In a world dazzled and deluded by materialism and mechanicalism Jean’s genius was to show the unconquerable power of weakness, where the sacred really resides; not in pomp and celebrity but in the ground where we meet each other in truth and humility. Like Jesus his master, he spoke with authority, accurately seeing all the forces at work in people and situations but restraining judgement. To see everything without judging is the benchmark of holiness – as with God so with us.
The lodestar of Jean’s life was the simple acknowledgement, taught him by the most vulnerable members of any society, of the need to love and to be loved. To forget that, he realised, is to diminish our humanity. This is therefore our greatest vulnerability and our greatest strength in daily life and throughout our lifetime. We never lose this need – as with us so with God.
On Tuesday morning at our daily meeting, I shared the sad news of Jean’s passing with our new community forming here at Bonnevaux. We took a time for silence before resuming. As I walked outside in the fresh morning air under a clear spring sky I sensed how Jean’s spirit, was now released from the mortality which had taught him about God. And I thought with a surge of confidence stronger than loneliness, that it would soar. It will grow in the space prepared but still not filled by the spirit of Jesus, his lifelong master and friend.
I was always struck by Jean’s intense emotional sensitivity and his lack of sentimentality; by the way he prioritised the human but recognised the need for structure. He advised and accompanied our community worldwide for thirty years and contributed not only his wisdom and care but a practical genius for organisation. When I asked him
if he thought that we should proceed with our new international centre he replied he was sure we should. I said ‘France?’ and he said ‘yes’. Then he added ‘make sure it’s beautiful’.
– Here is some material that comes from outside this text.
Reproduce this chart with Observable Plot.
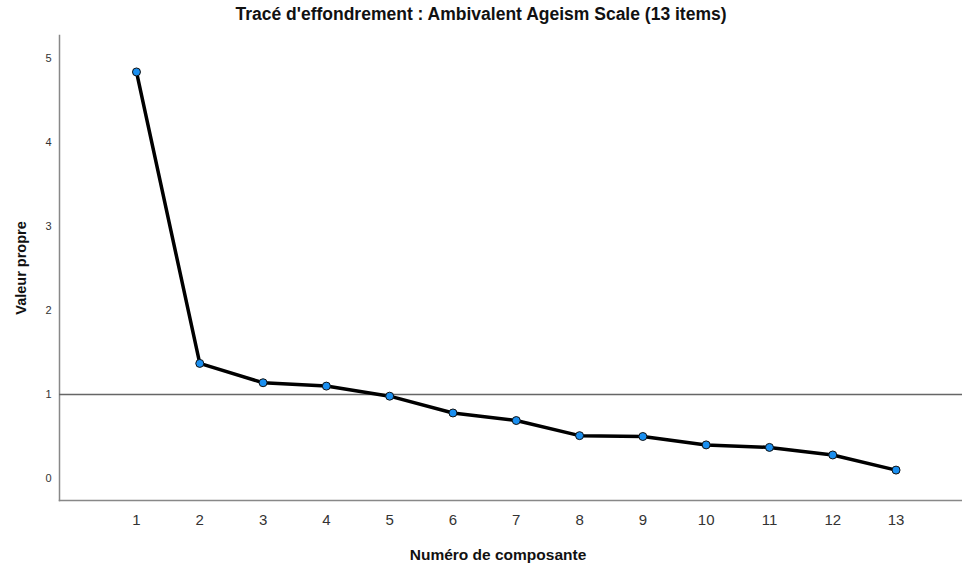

In 2016 Jean led his second John Main Seminar from Trosly. Here at Bonnevaux we are going to listen again to his talks online. I was moved then by his insight in merging the vision of l’Arche and of the World Community. From the wisdom of l’Arche he saw that meditation, too, is not about self-sufficiency but inter-dependence, not about being superhuman but fully human. I pray that our two communities, complementary ways of manifesting the human capacity for love and simple kindness, will continue to be guided and grow closer through his spirit now expanding around us.